-- Start --

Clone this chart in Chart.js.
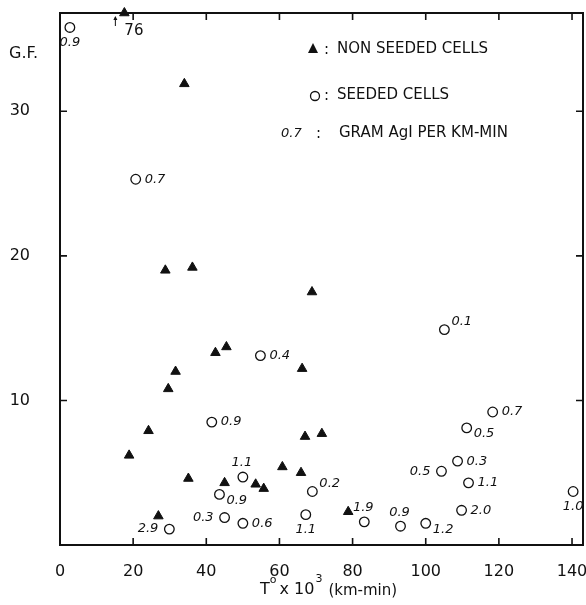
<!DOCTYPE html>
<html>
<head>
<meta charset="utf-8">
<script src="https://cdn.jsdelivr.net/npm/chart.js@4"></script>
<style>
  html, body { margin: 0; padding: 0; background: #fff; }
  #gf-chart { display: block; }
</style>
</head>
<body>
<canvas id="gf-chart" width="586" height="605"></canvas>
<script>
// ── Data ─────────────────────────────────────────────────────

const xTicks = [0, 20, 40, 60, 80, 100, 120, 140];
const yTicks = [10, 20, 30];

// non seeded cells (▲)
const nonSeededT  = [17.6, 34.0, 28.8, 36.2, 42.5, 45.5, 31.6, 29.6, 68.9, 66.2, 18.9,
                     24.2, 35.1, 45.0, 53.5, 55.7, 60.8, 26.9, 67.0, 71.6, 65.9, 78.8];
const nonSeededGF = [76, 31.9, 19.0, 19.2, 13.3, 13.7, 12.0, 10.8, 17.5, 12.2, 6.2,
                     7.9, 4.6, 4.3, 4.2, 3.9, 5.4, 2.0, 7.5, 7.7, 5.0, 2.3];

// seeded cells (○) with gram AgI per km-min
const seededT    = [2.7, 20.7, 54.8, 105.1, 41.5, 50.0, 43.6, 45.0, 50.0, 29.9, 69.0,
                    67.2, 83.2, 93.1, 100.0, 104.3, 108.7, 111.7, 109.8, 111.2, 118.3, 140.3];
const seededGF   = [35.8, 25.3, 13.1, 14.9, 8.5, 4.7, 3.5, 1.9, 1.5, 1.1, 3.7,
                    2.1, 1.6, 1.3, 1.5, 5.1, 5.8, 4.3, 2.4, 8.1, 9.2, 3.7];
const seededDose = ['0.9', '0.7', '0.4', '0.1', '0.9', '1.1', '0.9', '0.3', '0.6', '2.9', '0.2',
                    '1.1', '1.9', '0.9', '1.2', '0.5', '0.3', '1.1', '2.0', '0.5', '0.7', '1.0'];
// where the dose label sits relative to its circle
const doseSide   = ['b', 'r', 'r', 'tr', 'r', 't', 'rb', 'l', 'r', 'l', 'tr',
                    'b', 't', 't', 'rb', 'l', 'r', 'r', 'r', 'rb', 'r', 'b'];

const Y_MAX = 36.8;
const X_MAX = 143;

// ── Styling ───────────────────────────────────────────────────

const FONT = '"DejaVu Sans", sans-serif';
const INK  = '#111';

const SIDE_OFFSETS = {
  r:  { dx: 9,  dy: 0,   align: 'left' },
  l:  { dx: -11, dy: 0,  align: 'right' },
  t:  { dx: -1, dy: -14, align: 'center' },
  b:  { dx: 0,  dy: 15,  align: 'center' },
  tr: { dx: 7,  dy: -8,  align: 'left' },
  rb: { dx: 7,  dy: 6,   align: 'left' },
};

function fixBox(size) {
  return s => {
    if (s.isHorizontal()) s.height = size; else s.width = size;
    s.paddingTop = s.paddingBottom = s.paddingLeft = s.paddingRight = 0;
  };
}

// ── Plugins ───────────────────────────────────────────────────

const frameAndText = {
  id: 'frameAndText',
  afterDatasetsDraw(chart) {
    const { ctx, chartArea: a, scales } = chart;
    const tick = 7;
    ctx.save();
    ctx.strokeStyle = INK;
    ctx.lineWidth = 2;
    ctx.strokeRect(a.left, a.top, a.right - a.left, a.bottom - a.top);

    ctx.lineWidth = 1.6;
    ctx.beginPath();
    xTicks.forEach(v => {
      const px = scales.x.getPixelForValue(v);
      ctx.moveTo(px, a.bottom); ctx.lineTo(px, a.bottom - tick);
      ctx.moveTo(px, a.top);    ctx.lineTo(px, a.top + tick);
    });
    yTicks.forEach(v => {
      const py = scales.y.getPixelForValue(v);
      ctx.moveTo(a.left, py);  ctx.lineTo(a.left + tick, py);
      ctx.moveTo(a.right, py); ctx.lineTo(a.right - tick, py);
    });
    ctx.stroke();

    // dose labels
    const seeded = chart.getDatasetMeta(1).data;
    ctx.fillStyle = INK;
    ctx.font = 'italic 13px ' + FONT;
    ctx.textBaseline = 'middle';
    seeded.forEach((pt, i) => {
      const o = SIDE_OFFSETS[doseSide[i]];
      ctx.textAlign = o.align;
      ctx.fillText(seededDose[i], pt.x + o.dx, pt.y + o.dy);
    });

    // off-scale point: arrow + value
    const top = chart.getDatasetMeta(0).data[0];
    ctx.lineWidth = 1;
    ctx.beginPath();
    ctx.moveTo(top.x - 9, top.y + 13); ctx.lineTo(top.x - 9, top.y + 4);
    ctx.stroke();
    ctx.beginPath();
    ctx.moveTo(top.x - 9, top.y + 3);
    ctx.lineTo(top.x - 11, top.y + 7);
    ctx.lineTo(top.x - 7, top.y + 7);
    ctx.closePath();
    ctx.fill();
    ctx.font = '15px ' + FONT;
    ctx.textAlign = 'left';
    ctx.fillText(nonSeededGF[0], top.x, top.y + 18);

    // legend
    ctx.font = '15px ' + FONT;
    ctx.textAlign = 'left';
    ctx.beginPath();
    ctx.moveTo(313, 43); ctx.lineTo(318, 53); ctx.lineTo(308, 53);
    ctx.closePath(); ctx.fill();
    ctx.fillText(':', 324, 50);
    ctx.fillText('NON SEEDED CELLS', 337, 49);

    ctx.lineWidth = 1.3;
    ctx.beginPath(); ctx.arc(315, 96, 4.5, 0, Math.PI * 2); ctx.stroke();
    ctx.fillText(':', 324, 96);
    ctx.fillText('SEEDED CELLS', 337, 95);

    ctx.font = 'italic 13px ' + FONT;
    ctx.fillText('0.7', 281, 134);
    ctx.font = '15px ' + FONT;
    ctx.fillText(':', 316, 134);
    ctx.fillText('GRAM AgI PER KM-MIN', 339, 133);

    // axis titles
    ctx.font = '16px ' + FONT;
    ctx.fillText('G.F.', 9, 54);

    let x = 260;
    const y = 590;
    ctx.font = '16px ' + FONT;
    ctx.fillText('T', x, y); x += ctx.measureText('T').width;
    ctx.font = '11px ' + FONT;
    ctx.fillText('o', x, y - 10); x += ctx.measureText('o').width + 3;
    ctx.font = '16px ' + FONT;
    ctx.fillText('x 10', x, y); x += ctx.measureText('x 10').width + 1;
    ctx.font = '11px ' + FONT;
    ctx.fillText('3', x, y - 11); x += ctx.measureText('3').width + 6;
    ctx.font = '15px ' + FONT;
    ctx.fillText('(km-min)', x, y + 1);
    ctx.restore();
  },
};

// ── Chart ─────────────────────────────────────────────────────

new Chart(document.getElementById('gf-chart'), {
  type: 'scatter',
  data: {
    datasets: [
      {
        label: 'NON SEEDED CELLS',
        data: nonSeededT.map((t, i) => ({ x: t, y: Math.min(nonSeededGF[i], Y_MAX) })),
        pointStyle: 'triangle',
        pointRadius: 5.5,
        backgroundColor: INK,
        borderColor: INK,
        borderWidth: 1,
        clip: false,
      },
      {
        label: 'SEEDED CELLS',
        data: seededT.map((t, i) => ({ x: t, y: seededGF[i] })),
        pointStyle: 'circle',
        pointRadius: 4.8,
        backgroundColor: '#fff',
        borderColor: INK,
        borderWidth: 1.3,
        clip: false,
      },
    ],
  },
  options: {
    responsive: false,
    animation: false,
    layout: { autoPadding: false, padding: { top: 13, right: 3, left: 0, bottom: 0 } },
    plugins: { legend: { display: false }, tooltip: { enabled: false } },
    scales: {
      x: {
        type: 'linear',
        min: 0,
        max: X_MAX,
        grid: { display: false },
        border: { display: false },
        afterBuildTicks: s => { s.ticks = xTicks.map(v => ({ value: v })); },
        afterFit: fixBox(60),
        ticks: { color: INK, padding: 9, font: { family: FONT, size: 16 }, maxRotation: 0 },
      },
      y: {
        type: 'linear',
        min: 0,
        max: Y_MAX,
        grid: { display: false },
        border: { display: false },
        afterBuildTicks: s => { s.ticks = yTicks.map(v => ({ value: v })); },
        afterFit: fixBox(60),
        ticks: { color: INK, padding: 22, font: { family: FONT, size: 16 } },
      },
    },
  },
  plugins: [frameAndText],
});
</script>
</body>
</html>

-- End --

▸ **AIM OF THE TASK**: Without the pictures, return the listing above from its first line through the line that has "7.9, 4.6, 4.3, 4.2, 3.9, 5.4, 2.0, 7.5, 7.7, 5.0, 2.3];".

▸ **RESULT OF THIS EXERCISE**:
Clone this chart in Chart.js.
<!DOCTYPE html>
<html>
<head>
<meta charset="utf-8">
<script src="https://cdn.jsdelivr.net/npm/chart.js@4"></script>
<style>
  html, body { margin: 0; padding: 0; background: #fff; }
  #gf-chart { display: block; }
</style>
</head>
<body>
<canvas id="gf-chart" width="586" height="605"></canvas>
<script>
// ── Data ─────────────────────────────────────────────────────

const xTicks = [0, 20, 40, 60, 80, 100, 120, 140];
const yTicks = [10, 20, 30];

// non seeded cells (▲)
const nonSeededT  = [17.6, 34.0, 28.8, 36.2, 42.5, 45.5, 31.6, 29.6, 68.9, 66.2, 18.9,
                     24.2, 35.1, 45.0, 53.5, 55.7, 60.8, 26.9, 67.0, 71.6, 65.9, 78.8];
const nonSeededGF = [76, 31.9, 19.0, 19.2, 13.3, 13.7, 12.0, 10.8, 17.5, 12.2, 6.2,
                     7.9, 4.6, 4.3, 4.2, 3.9, 5.4, 2.0, 7.5, 7.7, 5.0, 2.3];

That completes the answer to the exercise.